The propagate! function is just an API that do this process for every instant in the input vector. So the only integrator is the one built inside the SGP4. Notice that all the tests in [1] are used to validade this algorithm using the propagate! function, which, under the hood, calls sgp4!.

I think I understood! I will study this a little bit because it seems very nice.

But sgp4 is precisely the same algorithm of sgp4(satrec,tsince). It returns the position and velocity. The problem is the satrec (in my case sgp4d) is modified inside the call to update the osculating elements and some other auxiliary variables. Hence, by Julia coding standards, it must have a !. The propagate! and step! API helps the user to select different propagators (Two Body, J2, SGP4, etc.) by changing just one argument in the function, like:

julia> orbp = init_orbit_propagator(Val{:J2}, Orbit(0.0,7130982.0,0.001111,98.405*pi/180,pi/2,0.0,0.0))
julia> (o,r,v) = propagate!(orbp, collect(0:3:24)*60*60)

julia> orbp = init_orbit_propagator(Val{:sgp4}, Orbit(0.0,7130982.0,0.001111,98.405*pi/180,pi/2,0.0,0.0))
julia> (o,r,v) = propagate!(orbp, collect(0:3:24)*60*60)

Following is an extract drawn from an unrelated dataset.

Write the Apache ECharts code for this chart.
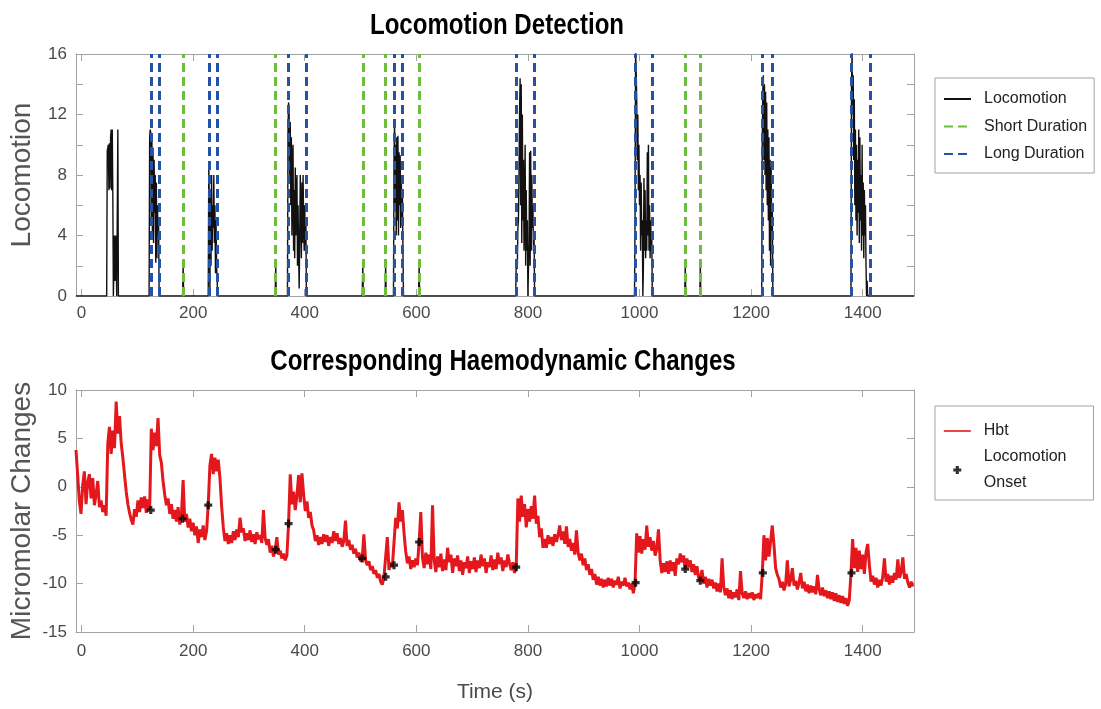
<!DOCTYPE html>
<html>
<head>
<meta charset="utf-8">
<script src="https://cdn.jsdelivr.net/npm/echarts@6/dist/echarts.min.js"></script>
<style>
  html, body { margin: 0; padding: 0; background: #ffffff; }
  #chart { width: 1101px; height: 709px; }
</style>
</head>
<body>
<div id="chart"></div>
<script>
// ---- axis ticks ----
const timeTicks = [0, 200, 400, 600, 800, 1000, 1200, 1400];
const locoTickLabels = [0, 4, 8, 12, 16];

// ---- detected locomotion events (s) ----
const shortDurationTimes = [182, 348, 504, 545, 605, 1082, 1109];
const longDurationTimes = [124, 139, 229, 243, 371, 402, 560, 574, 779, 812, 992, 1023, 1220, 1238, 1380, 1413];

// ---- locomotion bouts: start time (s) and 1-s samples ----
const boutStarts = [45, 121, 181, 227, 347, 369, 503, 544, 559, 604, 778, 991, 1081, 1108, 1219, 1379];
const boutValues = [
  [0, 9.6, 9.8, 10, 7, 10.1, 7.1, 10.5, 11, 7, 11, 6.8, 0, 0, 4, 1, 4, 2.5, 0, 0, 11, 0],
  [0, 10.5, 11, 10.8, 5, 10.6, 4, 9.8, 3.5, 9, 5.5, 8, 2.2, 7.5, 2.5, 6, 4, 5, 0],
  [0, 2, 0],
  [0, 8.6, 6, 0.5, 6.5, 2, 8, 3, 6, 4.5, 8, 3.5, 6, 1.5, 5, 2, 1, 0],
  [0, 2, 0],
  [0, 11, 12.8, 12, 8, 11.5, 6, 10.5, 4, 9, 10, 3, 7, 2.5, 8.5, 4, 7, 8, 2, 6, 3, 0.5, 4, 8, 5, 2.5, 7.5, 3.5, 8, 5, 3, 6, 3, 5, 0],
  [0, 2, 0],
  [0, 2, 0],
  [0, 9, 11.7, 6, 10, 4, 10.5, 5, 10.6, 4, 9.5, 6, 9.3, 4.5, 8, 5, 7, 3, 0],
  [0, 2, 0],
  [0, 2, 2, 1.8, 4.5, 5, 8, 12, 14.4, 6, 14, 3.5, 12, 5, 9, 3, 5.5, 10, 2, 7, 3, 5, 0, 0, 3.5, 9.5, 2, 9.6, 3, 8, 4.5, 6, 3, 4, 0],
  [0, 5, 16.2, 15, 13, 9, 12, 7, 10, 6, 8, 3, 7.5, 4, 5, 0, 2, 7.8, 3, 7, 2.5, 5, 3, 9.5, 4, 10, 3, 6, 2.5, 5, 3, 4, 0],
  [0, 2, 0],
  [0, 2, 0],
  [0, 10, 13.5, 14.6, 9, 14, 8, 13.5, 7, 12.8, 6, 11, 5, 10.5, 3, 9, 2, 8.5, 4, 6, 0],
  [0, 14, 16.2, 12, 14.6, 9, 13, 6, 11, 5, 10, 4, 9, 5.5, 11, 3.5, 10.5, 5, 8, 3, 10, 4, 7.5, 2.5, 7, 4, 6, 2, 0, 1, 0]
];

// ---- total haemoglobin (micromolar), sampled every 3 s from t = -10 s ----
const hbtStart = -10;
const hbtStep = 3;
const hbtValues = [
  3.8, 1.2, -1.5, -2.8, 0.2, 1.6, -1.8, 0.5, 1.3, -1.2, 0.9, -1.9, -0.8, 0.6, -2.1, -1.4, -2.6, -1.9, -3.0, 4.5,
  6.2, 3.4, 5.8, 4.0, 8.8, 5.5, 7.3, 4.5, 3.0, 1.2, -0.5, -1.8, -2.7, -3.4, -3.9, -2.3, -3.1, -1.4, -2.6, -1.1,
  -2.2, -1.0, -2.7, -1.3, -2.4, 6.0, 3.8, 5.6, 4.2, 7.1, 3.3, 2.5, 0.6, -0.8, -1.9, -1.2, -2.8, -1.8, -3.3, -2.4,
  -3.6, -2.1, -3.9, -2.9, 0.7, -3.6, -2.8, -4.2, -3.3, -4.6, -3.7, -5.0, -4.1, -5.8, -4.4, -5.2, -4.0, -5.5, -4.6, -1.9,
  2.2, 3.4, 1.3, 3.0, 1.6, 2.8, 0.9, -2.0, -4.2, -5.6, -4.8, -5.9, -5.0, -5.8, -4.6, -5.5, -4.4, -5.2, -3.2, -4.7,
  -4.3, -5.6, -4.8, -5.5, -4.5, -5.7, -4.9, -5.9, -4.7, -5.4, -5.0, -5.8, -2.4, -5.3, -6.0, -5.4, -6.8, -6.1, -7.2, -6.5,
  -5.2, -7.0, -6.6, -7.4, -6.9, -7.6, -7.1, -3.8, 1.3, -1.8, -0.5, -2.4, -0.9, 1.2, -1.6, 1.4, -0.8, -2.5, -1.5, -3.2,
  -2.6, -4.0, -4.5, -5.6, -5.0, -6.0, -5.2, -5.9, -4.9, -5.7, -5.0, -6.1, -5.2, -5.8, -4.6, -5.6, -4.8, -5.9, -5.3, -6.2,
  -5.6, -3.5, -6.1, -5.5, -6.5, -6.0, -6.9, -6.4, -7.3, -6.8, -7.7, -7.4, -4.9, -7.6, -8.1, -7.7, -8.6, -8.2, -9.0, -8.6,
  -9.4, -9.0, -9.8, -10.1, -9.3, -9.3, -5.2, -8.6, -7.8, -8.3, -8.1, -3.2, -4.3, -1.6, -3.6, -2.4, -4.8, -6.7, -7.9, -7.2,
  -8.5, -7.6, -8.3, -7.4, -8.1, -5.7, -2.6, -7.3, -8.4, -6.8, -8.0, -7.0, -8.5, -1.9, -7.6, -8.8, -7.2, -8.3, -6.9, -8.7,
  -7.5, -8.6, -6.3, -7.8, -7.0, -8.9, -7.4, -8.2, -7.1, -8.7, -7.6, -9.1, -7.8, -8.4, -7.2, -8.9, -7.7, -8.5, -7.3, -8.8,
  -7.6, -8.4, -7.0, -8.2, -7.4, -8.9, -7.8, -8.3, -7.1, -8.6, -7.5, -8.5, -6.8, -8.0, -7.3, -8.7, -7.6, -8.3, -7.0, -7.9,
  -8.6, -7.8, -8.9, -8.3, -1.2, -3.6, -0.9, -3.1, -1.8, -4.2, -2.3, -3.6, -2.0, -3.3, -0.9, -3.8, -3.0, -5.2, -4.3, -6.3,
  -5.4, -6.3, -5.0, -5.9, -5.2, -6.1, -4.9, -5.7, -5.0, -4.0, -5.5, -4.6, -5.9, -4.1, -6.2, -5.4, -6.6, -5.8, -7.0, -4.5,
  -6.8, -7.6, -6.9, -8.1, -7.4, -8.6, -8.0, -9.1, -8.5, -9.6, -9.0, -10.1, -9.3, -10.2, -9.5, -10.4, -9.6, -10.3, -9.4, -10.2,
  -9.5, -10.4, -9.7, -10.1, -9.3, -10.5, -9.8, -10.2, -9.4, -10.3, -9.9, -10.6, -10.0, -11.0, -9.9, -4.8, -6.8, -5.1, -6.9, -5.4,
  -6.5, -4.0, -6.2, -5.2, -6.6, -5.6, -7.1, -6.4, -4.4, -7.6, -8.9, -7.9, -8.8, -7.7, -9.0, -7.6, -8.7, -7.8, -9.2, -7.4,
  -8.0, -6.9, -7.8, -7.1, -8.5, -7.4, -8.3, -7.6, -8.8, -8.0, -9.1, -8.2, -9.4, -9.7, -8.6, -10.0, -9.3, -10.4, -9.5, -10.2,
  -9.6, -10.5, -9.9, -10.8, -10.0, -10.9, -7.4, -10.4, -11.2, -10.5, -11.5, -10.7, -11.6, -10.9, -11.4, -10.6, -11.7, -8.7, -11.0, -11.5,
  -10.8, -11.6, -11.0, -11.5, -10.9, -11.7, -11.1, -11.5, -11.0, -11.6, -9.0, -5.0, -7.6, -5.3, -7.2, -5.6, -4.0, -6.0, -8.4, -9.1,
  -9.5, -10.4, -9.8, -10.7, -10.0, -7.6, -10.3, -9.6, -8.4, -10.2, -9.7, -10.6, -9.9, -8.9, -10.5, -9.8, -10.8, -10.1, -11.0, -10.2,
  -10.9, -10.3, -11.1, -9.1, -10.6, -11.2, -10.4, -11.3, -10.7, -11.5, -10.8, -11.6, -10.9, -11.8, -11.0, -11.9, -11.2, -12.0, -11.3, -12.1,
  -11.5, -12.3, -11.7, -9.0, -5.4, -8.4, -6.3, -8.8, -6.6, -8.5, -7.0, -9.0, -6.8, -5.9, -8.1, -9.8, -9.2, -10.1, -9.4, -10.4,
  -9.6, -10.2, -9.3, -7.4, -9.8, -9.0, -10.1, -9.2, -9.9, -8.9, -9.6, -7.5, -9.4, -8.8, -7.3, -9.5, -9.0, -9.9, -10.4, -9.8, -10.3
];

// ---- locomotion onset markers ----
const onsetTimes = [124, 181, 227, 348, 371, 503, 545, 560, 605, 779, 993, 1082, 1109, 1221, 1380];
const onsetValues = [-2.4, -3.3, -1.9, -6.5, -3.8, -7.4, -9.3, -8.1, -5.7, -8.3, -9.9, -8.5, -9.7, -8.9, -8.9];

// ---- panel titles ----
const topTitle = 'Locomotion Detection';
const bottomTitle = 'Corresponding Haemodynamic Changes';

// ---- build series data ----
const timeMin = -10, timeMax = 1492;
const locomotionPoints = [[timeMin, 0]];
boutStarts.forEach((start, i) => {
  boutValues[i].forEach((v, j) => locomotionPoints.push([start + j, v]));
});
locomotionPoints.push([timeMax, 0]);

const hbtPoints = hbtValues.map((v, i) => [hbtStart + i * hbtStep, v]);
const onsetPoints = onsetTimes.map((t, i) => [t, onsetValues[i]]);

const SANS = "'Liberation Sans', Arial, sans-serif";
const BOX = '#a3a3a3';
const TICK_TXT = '#4a4a4a';
const GREEN = '#6cbf3a';
const BLUE = '#2452a6';
const RED = '#e4171d';
const CLEAR = 'rgba(0,0,0,0)';
const PLUS = 'path://M3,0H7V3H10V7H7V10H3V7H0V3H3Z';

function plainNumber(v) { return String(v); }

function timeAxis(gridIndex, position, labels, name, margin) {
  return {
    type: 'value', gridIndex, position, min: timeMin, max: timeMax,
    name: name || '', nameLocation: 'middle', nameGap: 50, nameMoveOverlap: false,
    nameTextStyle: { fontFamily: SANS, fontSize: 21, color: '#4a4a4a' },
    axisLine: { show: true, onZero: false, lineStyle: { color: BOX, width: 1 } },
    axisTick: { show: true, inside: true, length: 7, customValues: timeTicks, lineStyle: { color: BOX } },
    axisLabel: { show: labels, customValues: timeTicks, formatter: plainNumber, margin: margin || 9,
      fontFamily: SANS, fontSize: 17, color: TICK_TXT },
    splitLine: { show: false }
  };
}
function valueAxis(gridIndex, position, cfg) {
  return Object.assign({
    type: 'value', gridIndex, position,
    nameLocation: 'middle', nameGap: 40, nameMoveOverlap: false,
    nameTextStyle: { fontFamily: SANS, fontSize: 28, color: '#555555' },
    axisLine: { show: true, onZero: false, lineStyle: { color: BOX, width: 1 } },
    axisTick: { show: true, inside: true, length: 7, lineStyle: { color: BOX } },
    axisLabel: { show: position === 'left', formatter: plainNumber, margin: 9,
      fontFamily: SANS, fontSize: 17, color: TICK_TXT },
    splitLine: { show: false }
  }, cfg);
}

function titleText(text, x, y) {
  return {
    type: 'text', x, y, scaleX: 0.83, silent: true,
    style: { text, x: 0, y: 0, align: 'center', verticalAlign: 'middle',
      fontFamily: SANS, fontWeight: 'bold', fontSize: 29, fill: '#000' }
  };
}

const chart = echarts.init(document.getElementById('chart'), null, { renderer: 'canvas' });
chart.setOption({
  animation: false,
  backgroundColor: '#ffffff',
  graphic: [
    titleText(topTitle, 497, 26),
    titleText(bottomTitle, 503, 362)
  ],
  grid: [
    { left: 76, right: 187, top: 54, height: 242, outerBoundsMode: 'none' },
    { left: 76, right: 187, top: 390, height: 242, outerBoundsMode: 'none' }
  ],
  xAxis: [
    timeAxis(0, 'bottom', true),
    timeAxis(0, 'top', false),
    timeAxis(1, 'bottom', true, 'Time (s)', 11),
    timeAxis(1, 'top', false)
  ],
  yAxis: [
    valueAxis(0, 'left', { min: 0, max: 16, interval: 2, name: 'Locomotion',
      axisLabel: { customValues: locoTickLabels, formatter: plainNumber, margin: 9,
        fontFamily: SANS, fontSize: 17, color: TICK_TXT } }),
    valueAxis(0, 'right', { min: 0, max: 16, interval: 2 }),
    valueAxis(1, 'left', { min: -15, max: 10, interval: 5, name: 'Micromolar Changes' }),
    valueAxis(1, 'right', { min: -15, max: 10, interval: 5 })
  ],
  legend: [
    { data: ['Locomotion', 'Short Duration', 'Long Duration'],
      orient: 'vertical', left: 935, top: 78, padding: [11, 7, 9, 8],
      itemWidth: 27, itemHeight: 10, itemGap: 7.5, selectedMode: false,
      borderColor: BOX, borderWidth: 1, backgroundColor: '#ffffff',
      textStyle: { fontFamily: SANS, fontSize: 16, lineHeight: 20, color: '#222', padding: [0, 0, 0, 8] } },
    { data: ['Hbt', 'Locomotion Onset'],
      orient: 'vertical', left: 935, top: 406, padding: [12, 27, 4, 8],
      itemWidth: 27, itemHeight: 8, itemGap: 0, selectedMode: false,
      borderColor: BOX, borderWidth: 1, backgroundColor: '#ffffff',
      lineStyle: { width: 1.6 },
      formatter: name => name.replace(' ', '\n'),
      textStyle: { fontFamily: SANS, fontSize: 16, lineHeight: 26, color: '#222', padding: [0, 0, 0, 8] } }
  ],
  series: [
    { name: 'Locomotion', type: 'line', xAxisIndex: 0, yAxisIndex: 0, z: 2,
      data: locomotionPoints, symbol: 'none',
      lineStyle: { color: '#111', width: 1.4 }, itemStyle: { color: CLEAR } },
    { name: 'Short Duration', type: 'line', xAxisIndex: 0, yAxisIndex: 0, z: 3,
      data: [], symbol: 'none',
      lineStyle: { color: GREEN, width: 3, type: [9, 5] }, itemStyle: { color: CLEAR },
      markLine: { silent: true, symbol: 'none', label: { show: false },
        lineStyle: { color: GREEN, width: 3, type: [9, 5] },
        data: shortDurationTimes.map(t => ({ xAxis: t })) } },
    { name: 'Long Duration', type: 'line', xAxisIndex: 0, yAxisIndex: 0, z: 3,
      data: [], symbol: 'none',
      lineStyle: { color: BLUE, width: 3, type: [9, 5] }, itemStyle: { color: CLEAR },
      markLine: { silent: true, symbol: 'none', label: { show: false },
        lineStyle: { color: BLUE, width: 3, type: [9, 5] },
        data: longDurationTimes.map(t => ({ xAxis: t })) } },
    { name: 'Hbt', type: 'line', xAxisIndex: 2, yAxisIndex: 2, z: 2,
      data: hbtPoints, symbol: 'none',
      lineStyle: { color: RED, width: 3 }, itemStyle: { color: CLEAR } },
    { name: 'Locomotion Onset', type: 'scatter', xAxisIndex: 2, yAxisIndex: 2, z: 4,
      data: onsetPoints, symbol: PLUS, symbolSize: 8, symbolKeepAspect: true,
      itemStyle: { color: '#000' } }
  ]
});
</script>
</body>
</html>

Finally, thanks very much you all for all the contributions! I think we can do very good things here :smiley:

Obviously I had not checked the code very thoroughly. But then, to make use of the Julia dot functions, wouldn’t it be better to break up the SGP_structure, the mean elements are only output of sgp4? That is something like

(r, v, m) = sgp4j(satrec, tsince).

The function names in the original code should be reserved for ccalling them (which does not need to be implemented in the toolbox). Functions and structs written in pure Julia and possibly adjusted from the original to make things work the Julian way would be marked, for example by a j at the end?

Hi @stephancb

I am not sure if I understood. There is not a SGP4 library in which you can ccall in SatelliteToolbox.jl. At least for SGP4, there will never be, since we now have a native implementation. Hence, I am not entirely sure why sgp4! should be renamed to sgp4j.